LAST June, a company called The Energy Project launched a weekly gathering in public parks around America called Take Back Your Lunch. The idea was to get people out of the office for an hour or so every Wednesday through summer, to refuel over food and non-work chit chat amid greenery and fresh air, away from the water cooler. The kickoff in Manhattan's Madison Square Park proved so popular that the idea spread to more than 50 cities across the country, and even a few places overseas.
Tony Schwartz, the man behind Take Back Your Lunch, consults on boosting workforce productivity with Fortune 500 companies. He was spurred, he said, after poll findings showed that 60 per cent of 1,200 office folks took less than 20 minutes a day for lunch, with one-quarter saying they never left their desks at all. It may be par for the course in today's 24/7 work culture, but Mr Schwartz - who wrote a Harvard Business Review article titled The Productivity Paradox: How Sony Pictures Gets More Out of People by Demanding Less - says that the way most people work 'isn't working'. He's all about managing energy, not time, and a break now and then to refresh and recharge, he declares, can do wonders for morale and productivity.

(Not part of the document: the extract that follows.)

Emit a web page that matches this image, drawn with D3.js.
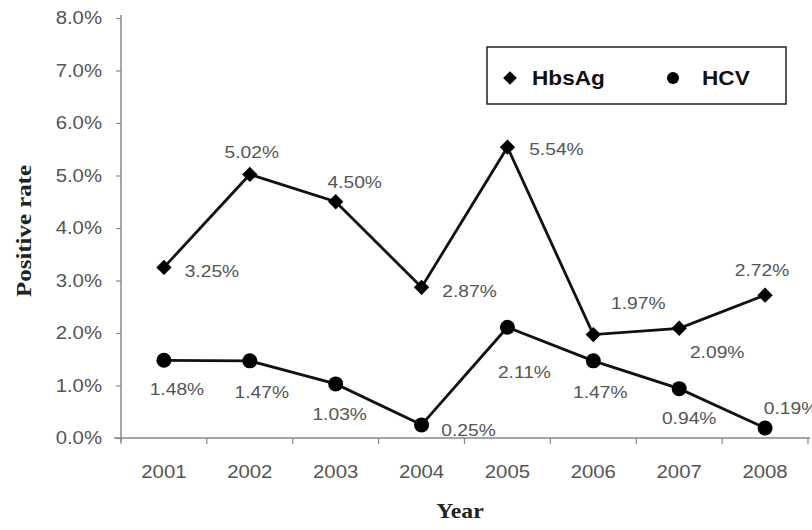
<!DOCTYPE html>
<html>
<head>
<meta charset="utf-8">
<script src="https://cdn.jsdelivr.net/npm/d3@7"></script>
<style>
  body { margin: 0; background: #fff; }
  svg { display: block; }
</style>
</head>
<body>
<script>
// data
var years = ["2001", "2002", "2003", "2004", "2005", "2006", "2007", "2008"];
var hbsag = [3.25, 5.02, 4.50, 2.87, 5.54, 1.97, 2.09, 2.72];
var hcv   = [1.48, 1.47, 1.03, 0.25, 2.11, 1.47, 0.94, 0.19];
var yTicks = [0, 1, 2, 3, 4, 5, 6, 7, 8];

// where each value label sits relative to its point
var hbsOff = [[48, 4], [2, -22], [19, -20], [48, 4], [49, 2], [45, -32], [38, 24], [-3, -25]];
var hcvOff = [[13, 29], [12, 31], [4, 30], [47, 5], [17, 45], [7, 31], [10, 29], [26, -20]];

var width = 812, height = 530;
var stretch = 1.13; // the original text is a bit wide

var svg = d3.select("body").append("svg")
    .attr("width", width)
    .attr("height", height);

var x = d3.scaleBand().domain(years).range([121, 808]);
var y = d3.scaleLinear().domain([0, 8]).range([438, 18]);

function widen(sel) {
  sel.each(function() {
    var len = this.getComputedTextLength();
    d3.select(this).attr("textLength", len * stretch).attr("lengthAdjust", "spacingAndGlyphs");
  });
}

// y axis
var yAxis = svg.append("g")
    .attr("transform", "translate(121,0)")
    .call(d3.axisLeft(y).tickValues(yTicks).tickSize(5).tickPadding(14)
      .tickFormat(function(d) { return d.toFixed(1) + "%"; }));
yAxis.select(".domain").attr("stroke", "#888").attr("stroke-width", 1.5).attr("d", "M0,15V442");
yAxis.selectAll(".tick line").attr("stroke", "#888").attr("stroke-width", 1.2);
yAxis.selectAll(".tick text")
    .attr("fill", "#555")
    .style("font-family", "Liberation Sans, Arial, sans-serif")
    .style("font-size", "18px")
    .call(widen);

// x axis
var xAxis = svg.append("g")
    .attr("transform", "translate(0,438)")
    .call(d3.axisBottom(x).tickSize(0).tickPadding(27));
xAxis.select(".domain").attr("stroke", "#888").attr("stroke-width", 1.5).attr("d", "M114,0H810");
xAxis.selectAll(".tick text")
    .attr("fill", "#555")
    .style("font-family", "Liberation Sans, Arial, sans-serif")
    .style("font-size", "18px")
    .call(widen);

// tick marks at the band edges
xAxis.selectAll(".edge")
    .data(years.concat(["end"]))
  .enter().append("line")
    .attr("class", "edge")
    .attr("x1", function(d) { return d === "end" ? x.range()[1] : x(d); })
    .attr("x2", function(d) { return d === "end" ? x.range()[1] : x(d); })
    .attr("y1", 0).attr("y2", 6)
    .attr("stroke", "#888").attr("stroke-width", 1.2);

// axis titles
svg.append("text")
    .attr("transform", "translate(31,231) rotate(-90)")
    .attr("text-anchor", "middle")
    .style("font-family", "Liberation Serif, Times New Roman, serif")
    .style("font-weight", "bold")
    .style("font-size", "22px")
    .attr("fill", "#222")
    .text("Positive rate")
    .call(widen);

svg.append("text")
    .attr("x", 460).attr("y", 518)
    .attr("text-anchor", "middle")
    .style("font-family", "Liberation Serif, Times New Roman, serif")
    .style("font-weight", "bold")
    .style("font-size", "21px")
    .attr("fill", "#222")
    .text("Year")
    .call(widen);

var cx = function(d, i) { return x(years[i]) + x.bandwidth() / 2; };

var line = d3.line()
    .x(function(d, i) { return cx(d, i); })
    .y(function(d) { return y(d); });

var diamond = d3.symbol().type(d3.symbolDiamond2).size(150);

// lines
svg.append("path").datum(hbsag)
    .attr("d", line).attr("fill", "none").attr("stroke", "#111").attr("stroke-width", 2.8);
svg.append("path").datum(hcv)
    .attr("d", line).attr("fill", "none").attr("stroke", "#111").attr("stroke-width", 2.8);

// markers
svg.selectAll(".dia").data(hbsag).enter().append("path")
    .attr("class", "dia")
    .attr("d", diamond)
    .attr("transform", function(d, i) { return "translate(" + cx(d, i) + "," + y(d) + ")"; })
    .attr("fill", "#000");

svg.selectAll(".dot").data(hcv).enter().append("circle")
    .attr("class", "dot")
    .attr("cx", cx).attr("cy", function(d) { return y(d); })
    .attr("r", 7.5)
    .attr("fill", "#000");

// value labels
function labels(data, off, cls) {
  svg.selectAll("." + cls).data(data).enter().append("text")
      .attr("class", cls)
      .attr("x", function(d, i) { return cx(d, i) + off[i][0]; })
      .attr("y", function(d, i) { return y(d) + off[i][1]; })
      .attr("dy", "0.35em")
      .attr("text-anchor", "middle")
      .attr("fill", "#555")
      .style("font-family", "Liberation Sans, Arial, sans-serif")
      .style("font-size", "17px")
      .text(function(d) { return d.toFixed(2) + "%"; })
      .call(widen);
}
labels(hbsag, hbsOff, "lh");
labels(hcv, hcvOff, "lc");

// legend
var leg = svg.append("g");
leg.append("rect")
    .attr("x", 487).attr("y", 47).attr("width", 299).attr("height", 57)
    .attr("fill", "#fff").attr("stroke", "#222").attr("stroke-width", 1.5);
leg.append("path")
    .attr("d", d3.symbol().type(d3.symbolDiamond2).size(120))
    .attr("transform", "translate(510,78)")
    .attr("fill", "#000");
leg.append("circle").attr("cx", 673).attr("cy", 78).attr("r", 6).attr("fill", "#000");
var legNames = ["HbsAg", "HCV"];
var legX = [532, 702];
leg.selectAll(".lt").data(legNames).enter().append("text")
    .attr("class", "lt")
    .attr("x", function(d, i) { return legX[i]; })
    .attr("y", 78).attr("dy", "0.35em")
    .attr("fill", "#111")
    .style("font-family", "Liberation Sans, Arial, sans-serif")
    .style("font-weight", "bold")
    .style("font-size", "20px")
    .text(function(d) { return d; })
    .call(widen);
</script>
</body>
</html>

In any case, for all these insights into productivity - and despite some remisiers' early protests about being denied their 'basic human right to a decent meal' - the Singapore Exchange (SGX) will start non-stop trading from 9 to 5 from March 1, doing away with the 90-minute lunch break. For a thriving financial hub constantly tussling for pole position with the region's best, all the reasons for non-stop trading are apparent enough. The greater overlap of trading hours with other Asian bourses will mean more opportunities for investors, who trade globally, to punt, hedge and arbitrage their investments, and make Singapore one of the most 'open' in Asia. And while it remains to be seen just how much of a boost the new trading hours will add to trading volume, the fact is: non-stop trading has been the norm elsewhere, from Australia and India to London and New York. And while Hong Kong and Tokyo are merely shortening, not scrapping entirely, their midday breaks, the HK bourse will soon open 30 minutes earlier.
The die is cast. Lunch breaks during the trading day will increasingly be, as one market player put it, a relic of the past. The new trading regime could spell, at least initially, higher costs for broking firms as they come up with measures to support remisiers' new work hours - including establishing central dealing desks, perhaps, to execute client orders when the broker is away from the trading computer, or other means to facilitate off-desk trading on the move. And, indeed, for many iPhone and iPad-toting brokers today, it may well be business as usual come March, except for some who might feel compelled to stay at their desks and skip lunch; they would need The Energy Project's pep talks about refuelling and recharging through the workday.